DATA RECORDS:
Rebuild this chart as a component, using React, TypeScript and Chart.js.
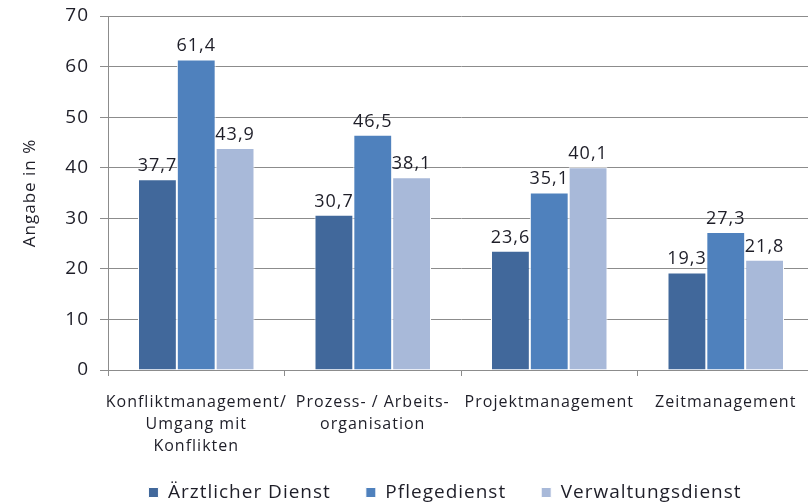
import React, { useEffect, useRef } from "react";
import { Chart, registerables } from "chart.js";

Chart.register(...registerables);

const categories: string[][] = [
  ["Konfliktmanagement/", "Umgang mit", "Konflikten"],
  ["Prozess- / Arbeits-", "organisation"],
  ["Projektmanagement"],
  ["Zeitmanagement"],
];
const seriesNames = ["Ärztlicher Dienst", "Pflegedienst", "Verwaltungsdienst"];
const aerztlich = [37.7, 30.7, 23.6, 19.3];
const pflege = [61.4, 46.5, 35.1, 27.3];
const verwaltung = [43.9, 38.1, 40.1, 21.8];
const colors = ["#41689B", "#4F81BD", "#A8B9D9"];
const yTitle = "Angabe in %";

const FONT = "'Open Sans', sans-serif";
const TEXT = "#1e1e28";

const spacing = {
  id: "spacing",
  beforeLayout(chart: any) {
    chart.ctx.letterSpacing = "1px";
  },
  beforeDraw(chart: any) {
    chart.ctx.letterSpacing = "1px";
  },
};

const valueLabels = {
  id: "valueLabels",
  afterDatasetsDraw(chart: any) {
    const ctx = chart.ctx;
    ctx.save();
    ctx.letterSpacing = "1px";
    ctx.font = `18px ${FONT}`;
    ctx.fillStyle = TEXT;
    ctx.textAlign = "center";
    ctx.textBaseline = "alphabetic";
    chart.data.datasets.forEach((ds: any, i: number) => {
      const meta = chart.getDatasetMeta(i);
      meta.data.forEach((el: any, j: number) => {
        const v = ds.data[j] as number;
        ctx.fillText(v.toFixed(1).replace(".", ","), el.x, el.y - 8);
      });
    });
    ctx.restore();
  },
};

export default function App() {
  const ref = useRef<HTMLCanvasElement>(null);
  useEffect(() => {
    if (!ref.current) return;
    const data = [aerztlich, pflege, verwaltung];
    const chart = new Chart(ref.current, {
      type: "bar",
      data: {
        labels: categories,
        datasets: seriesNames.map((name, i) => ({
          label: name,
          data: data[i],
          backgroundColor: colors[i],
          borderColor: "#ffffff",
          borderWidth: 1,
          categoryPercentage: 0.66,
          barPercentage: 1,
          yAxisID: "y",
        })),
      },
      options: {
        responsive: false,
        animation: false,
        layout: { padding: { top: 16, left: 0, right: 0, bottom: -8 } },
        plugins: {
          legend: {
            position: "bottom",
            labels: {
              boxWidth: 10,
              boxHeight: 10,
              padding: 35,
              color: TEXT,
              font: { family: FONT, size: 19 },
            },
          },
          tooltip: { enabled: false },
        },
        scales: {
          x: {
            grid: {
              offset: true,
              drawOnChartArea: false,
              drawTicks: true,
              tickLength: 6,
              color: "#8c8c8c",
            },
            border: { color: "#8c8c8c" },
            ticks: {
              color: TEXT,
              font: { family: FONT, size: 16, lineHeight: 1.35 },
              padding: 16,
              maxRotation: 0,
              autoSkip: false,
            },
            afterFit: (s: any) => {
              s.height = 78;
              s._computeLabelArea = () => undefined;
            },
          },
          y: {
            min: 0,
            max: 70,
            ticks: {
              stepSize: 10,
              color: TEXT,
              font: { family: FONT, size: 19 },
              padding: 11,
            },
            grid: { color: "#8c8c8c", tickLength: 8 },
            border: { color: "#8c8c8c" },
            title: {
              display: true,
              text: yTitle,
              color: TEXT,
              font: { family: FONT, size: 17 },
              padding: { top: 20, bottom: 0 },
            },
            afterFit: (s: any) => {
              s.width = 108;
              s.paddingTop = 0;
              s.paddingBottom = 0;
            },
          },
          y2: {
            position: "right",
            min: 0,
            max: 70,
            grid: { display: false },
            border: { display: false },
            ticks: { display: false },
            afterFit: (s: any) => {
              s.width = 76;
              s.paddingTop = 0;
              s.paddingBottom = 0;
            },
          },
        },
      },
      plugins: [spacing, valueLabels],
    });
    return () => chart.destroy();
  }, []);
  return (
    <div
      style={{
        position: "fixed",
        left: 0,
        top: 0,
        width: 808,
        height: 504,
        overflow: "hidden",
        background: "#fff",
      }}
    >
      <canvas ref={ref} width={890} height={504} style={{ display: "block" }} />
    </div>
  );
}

==

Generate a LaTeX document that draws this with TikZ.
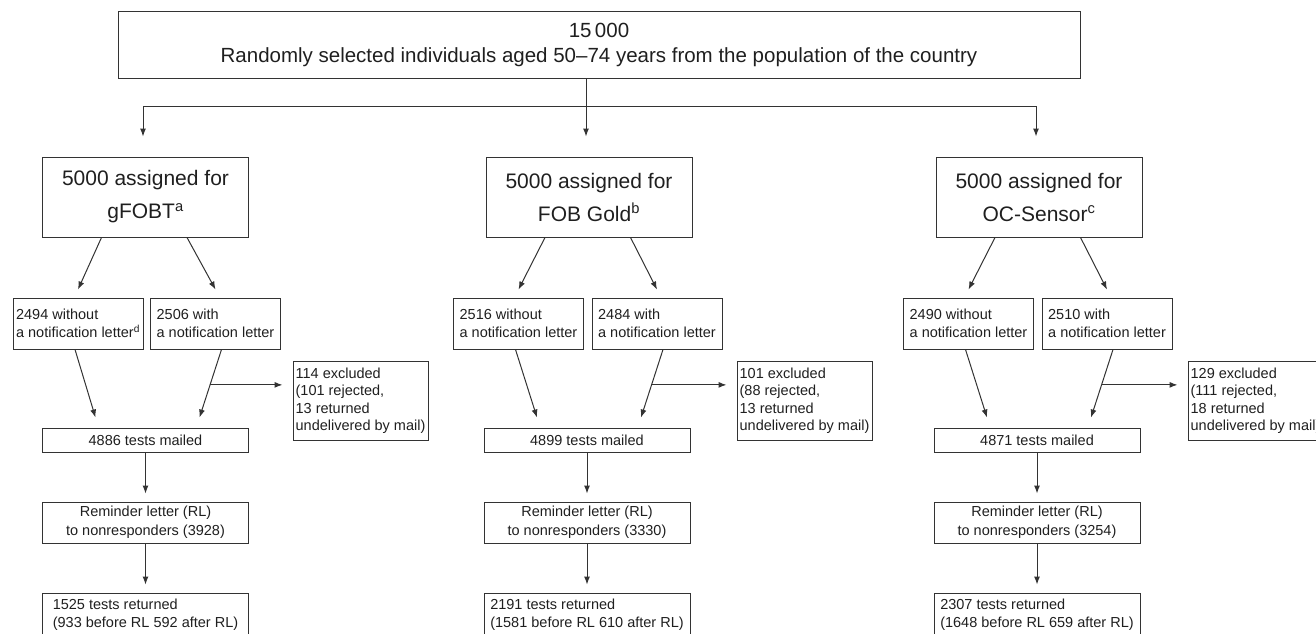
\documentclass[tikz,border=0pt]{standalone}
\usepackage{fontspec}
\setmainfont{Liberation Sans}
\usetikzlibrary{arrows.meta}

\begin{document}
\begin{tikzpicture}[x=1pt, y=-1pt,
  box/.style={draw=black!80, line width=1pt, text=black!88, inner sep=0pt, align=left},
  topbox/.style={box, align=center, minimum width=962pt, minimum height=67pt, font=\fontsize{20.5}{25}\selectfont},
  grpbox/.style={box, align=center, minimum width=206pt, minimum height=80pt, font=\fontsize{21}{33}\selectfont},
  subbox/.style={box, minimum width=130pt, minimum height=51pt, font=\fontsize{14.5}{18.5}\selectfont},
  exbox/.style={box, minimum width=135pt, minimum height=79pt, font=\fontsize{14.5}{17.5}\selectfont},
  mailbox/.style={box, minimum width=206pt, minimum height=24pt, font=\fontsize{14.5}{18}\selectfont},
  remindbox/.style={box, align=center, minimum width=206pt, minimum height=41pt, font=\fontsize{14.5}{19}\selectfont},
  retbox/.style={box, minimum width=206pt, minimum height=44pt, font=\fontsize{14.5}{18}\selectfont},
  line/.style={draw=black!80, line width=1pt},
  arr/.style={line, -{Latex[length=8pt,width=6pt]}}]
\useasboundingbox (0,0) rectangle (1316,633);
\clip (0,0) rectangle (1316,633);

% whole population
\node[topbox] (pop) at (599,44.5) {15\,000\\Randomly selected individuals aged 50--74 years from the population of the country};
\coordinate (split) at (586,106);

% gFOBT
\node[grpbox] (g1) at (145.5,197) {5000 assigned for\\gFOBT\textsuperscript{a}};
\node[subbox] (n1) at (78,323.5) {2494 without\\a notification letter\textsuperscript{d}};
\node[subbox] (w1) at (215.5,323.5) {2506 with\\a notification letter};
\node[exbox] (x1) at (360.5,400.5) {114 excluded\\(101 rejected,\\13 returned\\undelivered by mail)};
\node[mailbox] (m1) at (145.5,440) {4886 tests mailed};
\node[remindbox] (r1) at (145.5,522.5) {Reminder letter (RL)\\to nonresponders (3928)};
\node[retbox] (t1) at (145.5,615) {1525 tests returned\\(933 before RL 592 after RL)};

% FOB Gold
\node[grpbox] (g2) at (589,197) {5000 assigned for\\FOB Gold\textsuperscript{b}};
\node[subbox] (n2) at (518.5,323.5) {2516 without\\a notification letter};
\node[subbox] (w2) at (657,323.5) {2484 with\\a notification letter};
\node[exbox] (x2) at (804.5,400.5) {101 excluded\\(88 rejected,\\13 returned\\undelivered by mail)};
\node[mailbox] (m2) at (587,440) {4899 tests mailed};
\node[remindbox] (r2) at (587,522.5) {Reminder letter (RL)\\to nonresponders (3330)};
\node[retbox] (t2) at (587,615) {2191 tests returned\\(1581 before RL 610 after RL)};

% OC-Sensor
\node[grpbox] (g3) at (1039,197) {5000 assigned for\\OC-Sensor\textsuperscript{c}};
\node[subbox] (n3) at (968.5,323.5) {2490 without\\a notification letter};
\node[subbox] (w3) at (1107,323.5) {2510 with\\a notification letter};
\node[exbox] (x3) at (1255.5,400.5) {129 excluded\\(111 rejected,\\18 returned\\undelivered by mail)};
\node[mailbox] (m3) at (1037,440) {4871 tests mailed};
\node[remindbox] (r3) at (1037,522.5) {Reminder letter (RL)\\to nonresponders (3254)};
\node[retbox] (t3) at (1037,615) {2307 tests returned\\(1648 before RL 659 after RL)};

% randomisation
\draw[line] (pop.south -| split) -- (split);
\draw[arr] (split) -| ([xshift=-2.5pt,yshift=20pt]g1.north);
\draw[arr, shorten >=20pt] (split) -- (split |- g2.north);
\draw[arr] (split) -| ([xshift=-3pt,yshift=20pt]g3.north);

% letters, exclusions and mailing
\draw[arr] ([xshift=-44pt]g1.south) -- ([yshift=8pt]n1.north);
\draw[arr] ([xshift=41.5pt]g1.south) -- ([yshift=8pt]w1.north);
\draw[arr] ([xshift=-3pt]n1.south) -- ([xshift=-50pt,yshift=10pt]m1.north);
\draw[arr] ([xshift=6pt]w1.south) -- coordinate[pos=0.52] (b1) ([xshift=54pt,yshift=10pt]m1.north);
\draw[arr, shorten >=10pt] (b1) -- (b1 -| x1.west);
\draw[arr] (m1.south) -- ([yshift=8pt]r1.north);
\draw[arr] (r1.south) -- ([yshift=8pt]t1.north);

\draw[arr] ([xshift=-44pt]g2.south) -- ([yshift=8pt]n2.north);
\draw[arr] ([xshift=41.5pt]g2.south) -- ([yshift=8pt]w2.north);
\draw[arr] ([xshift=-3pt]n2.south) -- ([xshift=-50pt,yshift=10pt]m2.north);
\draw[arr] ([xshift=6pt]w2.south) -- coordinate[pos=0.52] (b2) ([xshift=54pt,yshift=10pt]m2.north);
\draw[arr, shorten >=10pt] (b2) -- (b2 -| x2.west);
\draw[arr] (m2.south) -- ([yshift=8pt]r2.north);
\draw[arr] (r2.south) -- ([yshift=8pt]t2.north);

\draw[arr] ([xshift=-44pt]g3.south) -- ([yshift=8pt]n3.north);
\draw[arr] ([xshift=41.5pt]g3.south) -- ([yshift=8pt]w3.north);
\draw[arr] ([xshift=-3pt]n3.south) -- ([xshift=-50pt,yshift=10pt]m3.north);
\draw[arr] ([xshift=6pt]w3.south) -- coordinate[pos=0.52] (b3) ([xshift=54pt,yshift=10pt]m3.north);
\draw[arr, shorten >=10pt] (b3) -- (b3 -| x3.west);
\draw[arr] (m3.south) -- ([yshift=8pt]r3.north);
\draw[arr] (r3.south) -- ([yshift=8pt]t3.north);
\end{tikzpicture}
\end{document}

WHAT IS REQUIRED:
Can you give again only the lines between the one containing "Rebuild this chart" and the one containing "Chart.register(...registerables);", counting both, exactly as they appear and without any pictures?

OUTPUT OF THE EXERCISE:
Rebuild this chart as a component, using React, TypeScript and Chart.js.
import React, { useEffect, useRef } from "react";
import { Chart, registerables } from "chart.js";

Chart.register(...registerables);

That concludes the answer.